The origins of the novel are often accredited to the eighteenth century in England, but long-form fiction long predates those early English texts. The history of world literature extends not only across space but also across time, with fiction as form adapted again and again to create new narratives and new styles with which to tell those narratives. From early oral stories to the classic novel to the short story and later forms like the graphic novel, fiction cannot be limited to a handful of canonical novels.

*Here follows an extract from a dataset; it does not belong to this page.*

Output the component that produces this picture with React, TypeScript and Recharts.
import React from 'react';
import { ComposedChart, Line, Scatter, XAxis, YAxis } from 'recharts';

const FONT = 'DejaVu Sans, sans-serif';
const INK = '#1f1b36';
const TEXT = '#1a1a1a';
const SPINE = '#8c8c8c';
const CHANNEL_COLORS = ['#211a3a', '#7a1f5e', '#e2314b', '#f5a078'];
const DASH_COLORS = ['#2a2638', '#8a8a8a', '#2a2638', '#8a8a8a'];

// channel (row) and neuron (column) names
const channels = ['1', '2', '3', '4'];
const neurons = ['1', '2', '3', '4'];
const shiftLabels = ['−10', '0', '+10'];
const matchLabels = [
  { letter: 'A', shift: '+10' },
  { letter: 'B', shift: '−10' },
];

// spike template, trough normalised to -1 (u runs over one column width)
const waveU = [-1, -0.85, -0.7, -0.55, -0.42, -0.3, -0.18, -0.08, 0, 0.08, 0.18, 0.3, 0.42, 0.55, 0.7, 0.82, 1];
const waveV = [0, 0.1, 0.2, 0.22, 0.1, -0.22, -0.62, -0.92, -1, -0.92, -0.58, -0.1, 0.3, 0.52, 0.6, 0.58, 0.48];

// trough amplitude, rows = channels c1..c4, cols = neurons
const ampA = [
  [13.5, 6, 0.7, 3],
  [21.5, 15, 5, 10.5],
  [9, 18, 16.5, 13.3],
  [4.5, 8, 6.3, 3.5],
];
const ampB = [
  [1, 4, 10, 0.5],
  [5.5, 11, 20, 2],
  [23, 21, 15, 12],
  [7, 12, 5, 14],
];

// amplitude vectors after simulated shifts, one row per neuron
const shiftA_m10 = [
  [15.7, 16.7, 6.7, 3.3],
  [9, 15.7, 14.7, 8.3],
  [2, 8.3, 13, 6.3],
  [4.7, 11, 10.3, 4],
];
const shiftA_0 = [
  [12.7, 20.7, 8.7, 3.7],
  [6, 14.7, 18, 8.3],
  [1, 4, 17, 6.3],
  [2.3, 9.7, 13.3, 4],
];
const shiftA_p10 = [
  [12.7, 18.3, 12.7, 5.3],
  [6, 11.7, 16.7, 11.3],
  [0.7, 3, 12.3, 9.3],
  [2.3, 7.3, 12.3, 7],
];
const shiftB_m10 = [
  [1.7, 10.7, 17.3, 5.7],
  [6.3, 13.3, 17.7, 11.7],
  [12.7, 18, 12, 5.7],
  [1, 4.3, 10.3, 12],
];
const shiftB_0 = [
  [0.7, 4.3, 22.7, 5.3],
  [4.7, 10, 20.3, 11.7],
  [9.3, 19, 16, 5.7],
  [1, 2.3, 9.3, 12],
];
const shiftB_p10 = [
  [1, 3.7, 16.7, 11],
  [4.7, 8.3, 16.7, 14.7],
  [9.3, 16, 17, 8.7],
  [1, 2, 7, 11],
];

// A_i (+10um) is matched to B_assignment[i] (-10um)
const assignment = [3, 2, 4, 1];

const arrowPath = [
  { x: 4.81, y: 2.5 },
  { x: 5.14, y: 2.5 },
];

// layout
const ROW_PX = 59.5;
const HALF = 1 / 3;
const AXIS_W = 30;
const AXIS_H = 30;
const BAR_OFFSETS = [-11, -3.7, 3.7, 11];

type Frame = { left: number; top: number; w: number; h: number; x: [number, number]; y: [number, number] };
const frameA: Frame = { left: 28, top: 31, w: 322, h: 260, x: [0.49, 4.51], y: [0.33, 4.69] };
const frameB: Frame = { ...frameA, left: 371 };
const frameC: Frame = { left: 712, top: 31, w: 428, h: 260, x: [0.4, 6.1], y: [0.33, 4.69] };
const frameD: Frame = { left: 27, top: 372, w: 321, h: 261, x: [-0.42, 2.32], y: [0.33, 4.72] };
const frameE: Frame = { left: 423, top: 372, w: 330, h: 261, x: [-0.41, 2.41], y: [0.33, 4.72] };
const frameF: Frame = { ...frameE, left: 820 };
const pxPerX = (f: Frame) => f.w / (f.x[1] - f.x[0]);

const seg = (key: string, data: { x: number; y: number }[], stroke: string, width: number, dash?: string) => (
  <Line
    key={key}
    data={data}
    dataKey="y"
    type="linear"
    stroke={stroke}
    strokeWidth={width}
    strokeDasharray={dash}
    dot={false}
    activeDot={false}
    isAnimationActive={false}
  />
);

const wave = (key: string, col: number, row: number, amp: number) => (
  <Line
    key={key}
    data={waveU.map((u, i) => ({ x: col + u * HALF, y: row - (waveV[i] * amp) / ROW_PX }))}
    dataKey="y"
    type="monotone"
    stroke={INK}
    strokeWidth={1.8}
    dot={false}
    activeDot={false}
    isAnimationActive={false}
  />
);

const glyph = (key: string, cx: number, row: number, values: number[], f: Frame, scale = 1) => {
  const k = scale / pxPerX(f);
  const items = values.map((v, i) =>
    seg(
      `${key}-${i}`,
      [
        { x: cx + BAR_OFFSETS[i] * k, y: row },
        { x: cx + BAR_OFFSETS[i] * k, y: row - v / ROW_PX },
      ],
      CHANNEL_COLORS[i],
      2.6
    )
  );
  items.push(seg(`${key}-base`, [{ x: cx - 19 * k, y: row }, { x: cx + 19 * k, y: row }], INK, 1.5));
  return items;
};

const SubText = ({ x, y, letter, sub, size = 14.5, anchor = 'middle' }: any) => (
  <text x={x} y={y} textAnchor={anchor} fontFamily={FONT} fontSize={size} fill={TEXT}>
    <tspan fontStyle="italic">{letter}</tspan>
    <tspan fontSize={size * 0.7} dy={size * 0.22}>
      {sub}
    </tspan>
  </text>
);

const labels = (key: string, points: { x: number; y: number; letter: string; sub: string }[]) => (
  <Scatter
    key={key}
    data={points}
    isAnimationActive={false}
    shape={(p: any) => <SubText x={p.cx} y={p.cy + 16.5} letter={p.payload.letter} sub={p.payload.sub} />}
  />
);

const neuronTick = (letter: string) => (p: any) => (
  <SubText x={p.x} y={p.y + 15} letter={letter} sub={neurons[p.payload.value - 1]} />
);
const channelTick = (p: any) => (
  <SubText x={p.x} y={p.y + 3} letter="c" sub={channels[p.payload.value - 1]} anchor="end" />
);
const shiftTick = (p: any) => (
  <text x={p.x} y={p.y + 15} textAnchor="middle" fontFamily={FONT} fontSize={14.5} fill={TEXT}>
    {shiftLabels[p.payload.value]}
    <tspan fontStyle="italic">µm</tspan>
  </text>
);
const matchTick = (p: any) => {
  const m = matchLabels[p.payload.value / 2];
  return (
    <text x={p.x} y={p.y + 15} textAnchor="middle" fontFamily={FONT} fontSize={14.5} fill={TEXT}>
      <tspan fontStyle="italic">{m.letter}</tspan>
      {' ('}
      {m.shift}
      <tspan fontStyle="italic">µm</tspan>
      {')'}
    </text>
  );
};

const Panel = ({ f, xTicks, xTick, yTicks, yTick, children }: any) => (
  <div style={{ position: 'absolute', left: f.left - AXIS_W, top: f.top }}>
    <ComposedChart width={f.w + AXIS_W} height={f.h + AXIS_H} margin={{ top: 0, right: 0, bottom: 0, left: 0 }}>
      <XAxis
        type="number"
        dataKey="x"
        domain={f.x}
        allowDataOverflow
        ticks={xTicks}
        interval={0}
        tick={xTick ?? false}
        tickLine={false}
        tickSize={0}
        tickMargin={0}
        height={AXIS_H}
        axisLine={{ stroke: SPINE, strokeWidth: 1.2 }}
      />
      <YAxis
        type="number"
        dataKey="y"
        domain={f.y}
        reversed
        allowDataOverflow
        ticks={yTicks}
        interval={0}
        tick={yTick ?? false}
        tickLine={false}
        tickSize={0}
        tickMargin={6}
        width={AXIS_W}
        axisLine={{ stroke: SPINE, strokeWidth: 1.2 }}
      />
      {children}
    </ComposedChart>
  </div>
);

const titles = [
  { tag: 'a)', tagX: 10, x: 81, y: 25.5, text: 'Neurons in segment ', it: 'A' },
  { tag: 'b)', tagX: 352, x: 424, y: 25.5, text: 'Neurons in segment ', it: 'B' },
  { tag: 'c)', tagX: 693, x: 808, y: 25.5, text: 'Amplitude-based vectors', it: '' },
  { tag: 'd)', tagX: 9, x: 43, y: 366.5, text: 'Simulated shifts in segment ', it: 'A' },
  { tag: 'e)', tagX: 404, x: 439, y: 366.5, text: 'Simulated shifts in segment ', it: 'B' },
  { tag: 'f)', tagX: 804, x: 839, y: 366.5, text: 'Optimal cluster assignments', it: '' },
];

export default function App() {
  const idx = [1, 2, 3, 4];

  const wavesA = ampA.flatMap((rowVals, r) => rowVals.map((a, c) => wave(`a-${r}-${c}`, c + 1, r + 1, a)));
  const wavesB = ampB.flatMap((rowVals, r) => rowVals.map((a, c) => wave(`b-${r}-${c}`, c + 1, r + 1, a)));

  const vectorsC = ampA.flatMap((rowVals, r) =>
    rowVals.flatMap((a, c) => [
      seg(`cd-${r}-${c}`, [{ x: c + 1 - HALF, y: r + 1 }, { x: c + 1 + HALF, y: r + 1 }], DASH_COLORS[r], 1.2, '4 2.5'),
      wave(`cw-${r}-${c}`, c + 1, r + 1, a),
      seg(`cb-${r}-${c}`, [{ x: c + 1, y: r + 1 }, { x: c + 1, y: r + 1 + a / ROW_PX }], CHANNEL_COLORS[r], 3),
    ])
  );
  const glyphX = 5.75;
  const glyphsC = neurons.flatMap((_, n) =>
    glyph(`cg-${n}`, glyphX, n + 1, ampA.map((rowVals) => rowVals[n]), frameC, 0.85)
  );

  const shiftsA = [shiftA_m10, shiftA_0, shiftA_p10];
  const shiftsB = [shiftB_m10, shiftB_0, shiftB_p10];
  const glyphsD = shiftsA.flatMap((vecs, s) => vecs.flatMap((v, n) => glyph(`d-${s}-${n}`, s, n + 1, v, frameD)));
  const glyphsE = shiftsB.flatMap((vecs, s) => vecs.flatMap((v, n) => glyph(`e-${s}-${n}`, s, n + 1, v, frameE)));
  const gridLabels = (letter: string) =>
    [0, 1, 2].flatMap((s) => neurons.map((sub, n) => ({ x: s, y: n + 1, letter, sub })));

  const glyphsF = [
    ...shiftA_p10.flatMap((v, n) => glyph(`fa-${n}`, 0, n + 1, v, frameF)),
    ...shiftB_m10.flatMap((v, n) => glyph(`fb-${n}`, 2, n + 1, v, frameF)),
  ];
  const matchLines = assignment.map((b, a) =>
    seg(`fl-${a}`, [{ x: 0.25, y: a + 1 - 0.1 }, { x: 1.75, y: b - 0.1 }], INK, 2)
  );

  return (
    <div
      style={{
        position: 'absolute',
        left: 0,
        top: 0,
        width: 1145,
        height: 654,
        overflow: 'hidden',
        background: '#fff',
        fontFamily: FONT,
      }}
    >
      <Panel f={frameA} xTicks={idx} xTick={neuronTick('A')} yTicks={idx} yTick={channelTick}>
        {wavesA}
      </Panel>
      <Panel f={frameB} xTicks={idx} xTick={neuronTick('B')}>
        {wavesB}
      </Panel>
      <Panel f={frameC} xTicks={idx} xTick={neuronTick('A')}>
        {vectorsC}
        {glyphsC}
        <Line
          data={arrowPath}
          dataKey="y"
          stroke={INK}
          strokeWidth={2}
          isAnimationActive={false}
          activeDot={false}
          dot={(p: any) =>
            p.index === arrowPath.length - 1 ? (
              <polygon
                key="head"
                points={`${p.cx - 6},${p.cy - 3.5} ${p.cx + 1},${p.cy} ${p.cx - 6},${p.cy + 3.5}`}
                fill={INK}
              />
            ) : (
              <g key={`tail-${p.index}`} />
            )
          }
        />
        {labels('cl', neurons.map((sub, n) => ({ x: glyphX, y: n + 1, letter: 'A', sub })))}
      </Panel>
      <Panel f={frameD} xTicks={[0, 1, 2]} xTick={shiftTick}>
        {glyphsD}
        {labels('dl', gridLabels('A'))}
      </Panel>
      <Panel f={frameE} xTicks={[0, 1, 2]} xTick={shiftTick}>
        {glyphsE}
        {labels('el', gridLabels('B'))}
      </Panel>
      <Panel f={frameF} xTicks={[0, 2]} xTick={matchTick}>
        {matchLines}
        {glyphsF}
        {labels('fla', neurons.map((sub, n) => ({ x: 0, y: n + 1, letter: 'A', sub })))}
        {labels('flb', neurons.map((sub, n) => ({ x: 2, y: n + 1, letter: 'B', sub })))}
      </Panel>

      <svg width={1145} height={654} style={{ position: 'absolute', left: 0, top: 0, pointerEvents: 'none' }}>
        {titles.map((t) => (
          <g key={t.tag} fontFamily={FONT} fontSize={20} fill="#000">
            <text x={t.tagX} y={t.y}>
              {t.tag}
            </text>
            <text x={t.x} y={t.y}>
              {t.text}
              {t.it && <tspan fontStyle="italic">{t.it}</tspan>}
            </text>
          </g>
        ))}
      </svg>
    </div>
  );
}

This course will offer a brief glimpse into the many possibilities that fiction has to offer. Starting with an excerpt from The Tale of Genji, a long Japanese text often considered the first novel, and ending with a series of more recent shorter-form fiction, we will explore the category we call fiction and how we might reimagine it. Through a mixture of oft-referenced texts and a few lesser read texts, we will engage with a number of questions about form, narrative, and adaptation. We will also view these texts in relation to the many other forms of cultural production that were developing at the same time, particularly through contemporary artwork.
I invite you to make connections to any adaptations of the texts we read that you may have encountered. The goal is to find ways in which fiction shifts and changes, rather than the ways it stays the same. That said, there will be some key themes and ideas that we will stay with throughout the semester. Because fiction as a category has a long and complex history, there are a number of terms and concepts with which you may not be familiar. Don’t worry! I will spend some of each class defining terms and inviting questions about the period and the literature we are reading. That said, this is a discussion-based class, and I expect you to participate enthusiastically in those discussions and come to class prepared.1
1 This course was designed for ENGL 103 at the University of Illinois Urbana-Champaign.